Sensitive, big-hearted, and achingly self-conscious, forty-year-old Aaron Englund long ago escaped the confines of his Midwestern hometown, but he still feels like an outcast. After twenty years under the Pygmalion-like direction of his older partner Walter, Aaron at last decides it is time to stop letting life happen to him and to take control of his own fate. But soon after establishing himself in San Francisco — where he alternates between a shoddy garage apartment and the absurdly ramshackle ESL school where he teaches — Aaron sees that real freedom will not come until he has made peace with his memories of Morton, Minnesota: a cramped town whose four hundred souls form a constellation of Aaron’s childhood heartbreaks and hopes.
After Aaron’s father died in the town parade, it was the larger-than-life misfits of his childhood — sardonic, wheel-chair bound dwarf named Clarence, a generous, obese baker named Bernice, a kindly aunt preoccupied with dreams of The Rapture — who helped Aaron find his place in a provincial world hostile to difference.

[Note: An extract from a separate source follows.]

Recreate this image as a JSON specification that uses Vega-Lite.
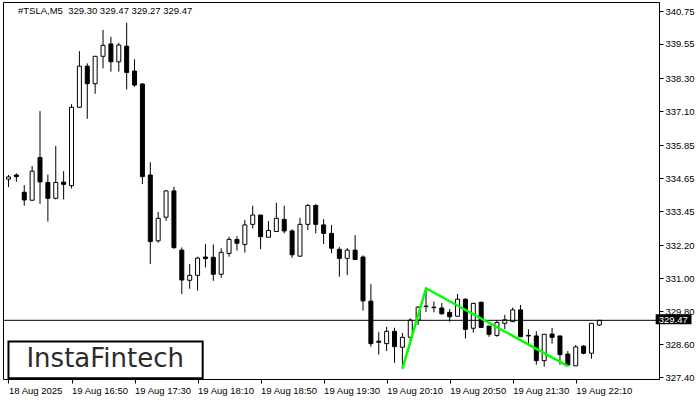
{
  "$schema": "https://vega.github.io/schema/vega-lite/v6.json",
  "width": 656,
  "height": 377,
  "autosize": "none",
  "padding": {"left": 3, "top": 2, "right": 41, "bottom": 21},
  "background": "white",
  "title": {
    "text": "#TSLA,M5\u00a0 329.30 329.47 329.27 329.47",
    "anchor": "start",
    "frame": "group",
    "offset": -13,
    "dx": 15,
    "fontSize": 9.5,
    "font": "Liberation Sans",
    "fontWeight": "normal",
    "color": "#000000"
  },
  "datasets": {
    "bars": [
      {"i": 0, "o": 334.62, "h": 334.77, "l": 334.33, "c": 334.70},
      {"i": 1, "o": 334.77, "h": 334.83, "l": 334.52, "c": 334.71},
      {"i": 2, "o": 334.14, "h": 334.40, "l": 333.65, "c": 333.86},
      {"i": 3, "o": 333.85, "h": 335.10, "l": 333.84, "c": 334.91},
      {"i": 4, "o": 335.41, "h": 337.10, "l": 333.72, "c": 334.52},
      {"i": 5, "o": 334.50, "h": 334.79, "l": 333.07, "c": 333.92},
      {"i": 6, "o": 333.92, "h": 335.83, "l": 333.88, "c": 334.50},
      {"i": 7, "o": 334.51, "h": 334.91, "l": 333.88, "c": 334.43},
      {"i": 8, "o": 334.38, "h": 337.35, "l": 334.28, "c": 337.24},
      {"i": 9, "o": 337.24, "h": 339.29, "l": 337.22, "c": 338.74},
      {"i": 10, "o": 338.74, "h": 338.84, "l": 336.82, "c": 338.10},
      {"i": 11, "o": 338.10, "h": 339.10, "l": 337.73, "c": 339.10},
      {"i": 12, "o": 339.10, "h": 340.06, "l": 338.66, "c": 339.50},
      {"i": 13, "o": 339.55, "h": 339.81, "l": 338.54, "c": 338.90},
      {"i": 14, "o": 338.90, "h": 339.59, "l": 338.54, "c": 339.51},
      {"i": 15, "o": 339.47, "h": 340.32, "l": 337.89, "c": 338.51},
      {"i": 16, "o": 338.56, "h": 338.99, "l": 337.99, "c": 338.05},
      {"i": 17, "o": 338.09, "h": 338.12, "l": 334.44, "c": 334.71},
      {"i": 18, "o": 334.77, "h": 335.24, "l": 331.52, "c": 332.34},
      {"i": 19, "o": 332.37, "h": 333.42, "l": 332.30, "c": 333.19},
      {"i": 20, "o": 333.23, "h": 334.22, "l": 333.10, "c": 334.19},
      {"i": 21, "o": 334.19, "h": 334.34, "l": 332.08, "c": 332.12},
      {"i": 22, "o": 332.03, "h": 332.13, "l": 330.43, "c": 330.94},
      {"i": 23, "o": 330.93, "h": 331.52, "l": 330.62, "c": 331.11},
      {"i": 24, "o": 331.11, "h": 331.79, "l": 330.55, "c": 331.74},
      {"i": 25, "o": 331.78, "h": 332.25, "l": 331.40, "c": 331.72},
      {"i": 26, "o": 331.77, "h": 332.24, "l": 330.91, "c": 331.15},
      {"i": 27, "o": 331.15, "h": 332.10, "l": 331.02, "c": 331.95},
      {"i": 28, "o": 331.91, "h": 332.52, "l": 331.79, "c": 332.42},
      {"i": 29, "o": 332.42, "h": 332.54, "l": 332.01, "c": 332.28},
      {"i": 30, "o": 332.24, "h": 333.13, "l": 331.94, "c": 332.95},
      {"i": 31, "o": 332.97, "h": 333.65, "l": 332.82, "c": 333.31},
      {"i": 32, "o": 333.31, "h": 333.31, "l": 332.07, "c": 332.52},
      {"i": 33, "o": 332.50, "h": 333.09, "l": 332.50, "c": 332.75},
      {"i": 34, "o": 332.71, "h": 333.76, "l": 332.71, "c": 333.19},
      {"i": 35, "o": 333.15, "h": 333.65, "l": 332.64, "c": 332.73},
      {"i": 36, "o": 332.73, "h": 332.79, "l": 331.75, "c": 331.86},
      {"i": 37, "o": 331.81, "h": 333.21, "l": 331.80, "c": 332.97},
      {"i": 38, "o": 332.97, "h": 333.71, "l": 332.76, "c": 333.66},
      {"i": 39, "o": 333.66, "h": 333.71, "l": 332.64, "c": 332.97},
      {"i": 40, "o": 332.95, "h": 333.16, "l": 332.25, "c": 332.64},
      {"i": 41, "o": 332.64, "h": 332.95, "l": 331.92, "c": 332.10},
      {"i": 42, "o": 332.06, "h": 332.14, "l": 331.06, "c": 331.73},
      {"i": 43, "o": 331.73, "h": 332.11, "l": 331.12, "c": 332.03},
      {"i": 44, "o": 332.03, "h": 332.58, "l": 331.69, "c": 331.69},
      {"i": 45, "o": 331.78, "h": 331.84, "l": 329.82, "c": 330.18},
      {"i": 46, "o": 330.17, "h": 330.79, "l": 328.51, "c": 328.62},
      {"i": 47, "o": 328.71, "h": 329.05, "l": 328.22, "c": 328.67},
      {"i": 48, "o": 328.62, "h": 329.23, "l": 328.35, "c": 329.07},
      {"i": 49, "o": 329.07, "h": 329.20, "l": 327.92, "c": 328.51},
      {"i": 50, "o": 328.49, "h": 329.01, "l": 327.70, "c": 328.85},
      {"i": 51, "o": 328.85, "h": 329.54, "l": 328.57, "c": 329.48},
      {"i": 52, "o": 329.48, "h": 329.98, "l": 329.30, "c": 329.95},
      {"i": 53, "o": 329.99, "h": 330.62, "l": 329.78, "c": 329.97},
      {"i": 54, "o": 329.95, "h": 330.16, "l": 329.76, "c": 329.93},
      {"i": 55, "o": 329.92, "h": 330.10, "l": 329.68, "c": 329.71},
      {"i": 56, "o": 329.76, "h": 329.88, "l": 329.42, "c": 329.60},
      {"i": 57, "o": 329.62, "h": 330.43, "l": 329.62, "c": 330.24},
      {"i": 58, "o": 330.24, "h": 330.27, "l": 328.81, "c": 329.14},
      {"i": 59, "o": 329.18, "h": 330.11, "l": 329.02, "c": 330.09},
      {"i": 60, "o": 330.13, "h": 330.15, "l": 329.19, "c": 329.21},
      {"i": 61, "o": 329.26, "h": 329.27, "l": 328.87, "c": 328.96},
      {"i": 62, "o": 328.92, "h": 329.47, "l": 328.87, "c": 329.39},
      {"i": 63, "o": 329.36, "h": 329.67, "l": 329.15, "c": 329.49},
      {"i": 64, "o": 329.42, "h": 329.94, "l": 329.42, "c": 329.85},
      {"i": 65, "o": 329.85, "h": 330.03, "l": 328.87, "c": 328.87},
      {"i": 66, "o": 328.92, "h": 329.14, "l": 328.53, "c": 328.90},
      {"i": 67, "o": 328.90, "h": 329.07, "l": 327.85, "c": 328.00},
      {"i": 68, "o": 328.00, "h": 328.96, "l": 327.78, "c": 328.96},
      {"i": 69, "o": 328.97, "h": 329.19, "l": 328.62, "c": 328.85},
      {"i": 70, "o": 328.90, "h": 328.90, "l": 327.85, "c": 328.22},
      {"i": 71, "o": 328.24, "h": 328.35, "l": 327.80, "c": 327.84},
      {"i": 72, "o": 327.81, "h": 328.57, "l": 327.81, "c": 328.50},
      {"i": 73, "o": 328.53, "h": 328.56, "l": 328.23, "c": 328.27},
      {"i": 74, "o": 328.27, "h": 329.36, "l": 328.07, "c": 329.36},
      {"i": 75, "o": 329.30, "h": 329.47, "l": 329.27, "c": 329.47}
    ],
    "pattern": [
      {"i": 50, "p": 327.70},
      {"i": 53, "p": 330.64},
      {"i": 71, "p": 327.80}
    ]
  },
  "layer": [
    {
      "data": {"name": "bars"},
      "mark": {"type": "rule", "color": "black", "strokeWidth": 1, "clip": true},
      "encoding": {
        "x": {
          "field": "i",
          "type": "quantitative",
          "title": null,
          "scale": {"domain": [-0.0625, 81.9375], "nice": false, "zero": false},
          "axis": {
            "orient": "bottom",
            "values": [0, 8, 16, 24, 32, 40, 48, 56, 64, 72],
            "tickCount": 30,
            "labelExpr": "datum.value == 0 ? '18 Aug 2025' : '19 Aug ' + floor((970 + 5 * datum.value) / 60) + ':' + ((970 + 5 * datum.value) % 60)",
            "labelAlign": "left",
            "labelBaseline": "top",
            "labelPadding": 2,
            "labelFlush": false,
            "labelOverlap": false,
            "title": null
          }
        },
        "y": {
          "field": "l",
          "type": "quantitative",
          "title": null,
          "scale": {"domain": [327.33, 341.08], "nice": false, "zero": false},
          "axis": {
            "orient": "right",
            "values": [327.4, 328.6, 329.8, 331, 332.2, 333.45, 334.65, 335.85, 337.1, 338.3, 339.55, 340.75],
            "tickCount": 30,
            "format": ".2f",
            "labelPadding": 2,
            "labelBaseline": "middle",
            "labelOverlap": false,
            "labelFlush": false,
            "labelBound": false,
            "title": null
          }
        },
        "y2": {"field": "h"}
      }
    },
    {
      "data": {"name": "bars"},
      "mark": {"type": "bar", "width": 4, "stroke": "black", "strokeWidth": 1, "clip": true},
      "encoding": {
        "x": {"field": "i", "type": "quantitative", "title": null},
        "y": {"field": "o", "type": "quantitative", "title": null},
        "y2": {"field": "c"},
        "fill": {
          "condition": {"test": "datum.c >= datum.o", "value": "white"},
          "value": "black"
        }
      }
    },
    {
      "data": {"values": [{}]},
      "mark": {"type": "rule", "color": "black", "strokeWidth": 1},
      "encoding": {"y": {"datum": 329.47, "type": "quantitative", "title": null}}
    },
    {
      "data": {"name": "pattern"},
      "mark": {"type": "line", "color": "#00FF00", "strokeWidth": 2.5, "clip": true},
      "encoding": {
        "x": {"field": "i", "type": "quantitative", "title": null},
        "y": {"field": "p", "type": "quantitative", "title": null}
      }
    },
    {
      "data": {"values": [{}]},
      "mark": {"type": "rect", "fill": "white", "stroke": "black", "strokeWidth": 2},
      "encoding": {
        "x": {"datum": 0, "type": "quantitative", "title": null},
        "x2": {"datum": 24.65},
        "y": {"datum": 328.70, "type": "quantitative", "title": null},
        "y2": {"datum": 327.36}
      }
    },
    {
      "data": {"values": [{}]},
      "mark": {"type": "text", "text": "InstaFintech", "font": "DejaVu Sans", "fontSize": 26, "color": "#2b2b2b", "align": "center", "baseline": "middle"},
      "encoding": {
        "x": {"datum": 12.28, "type": "quantitative", "title": null},
        "y": {"datum": 328.05, "type": "quantitative", "title": null}
      }
    },
    {
      "data": {"values": [{}]},
      "mark": {"type": "rect", "fill": "black", "clip": false},
      "encoding": {
        "x": {"datum": 82.15, "type": "quantitative", "title": null},
        "x2": {"datum": 86.7},
        "y": {"datum": 329.69, "type": "quantitative", "title": null},
        "y2": {"datum": 329.33}
      }
    },
    {
      "data": {"values": [{}]},
      "mark": {"type": "text", "text": "329.47", "font": "Liberation Sans", "fontSize": 9.5, "color": "white", "align": "left", "baseline": "middle", "dx": 3, "clip": false},
      "encoding": {
        "x": {"datum": 82.15, "type": "quantitative", "title": null},
        "y": {"datum": 329.47, "type": "quantitative", "title": null}
      }
    }
  ],
  "config": {
    "view": {"stroke": "black", "strokeWidth": 1},
    "axis": {
      "grid": false,
      "domain": false,
      "tickColor": "black",
      "tickSize": 4,
      "labelColor": "black",
      "labelFont": "Liberation Sans",
      "labelFontSize": 9.5,
      "labelOverlap": false
    }
  }
}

But Aaron’s sense of rejection runs deep: when Aaron was seventeen, Dolores — Aaron’s loving, selfish, and enigmatic mother — vanished one night with the town pastor. Aaron hasn’t heard from Dolores in more than twenty years, but when a shambolic PI named Bill offers a key to closure, Aaron must confront his own role in his troubled past and rethink his place in a world of unpredictable, life-changing forces.
Lori Ostlund’s debut novel is an openhearted contemplation of how we grow up and move on, how we can turn our deepest wounds into our greatest strengths. Written with homespun charm and unceasing vitality, After the Parade is a glorious new anthem for the outsider.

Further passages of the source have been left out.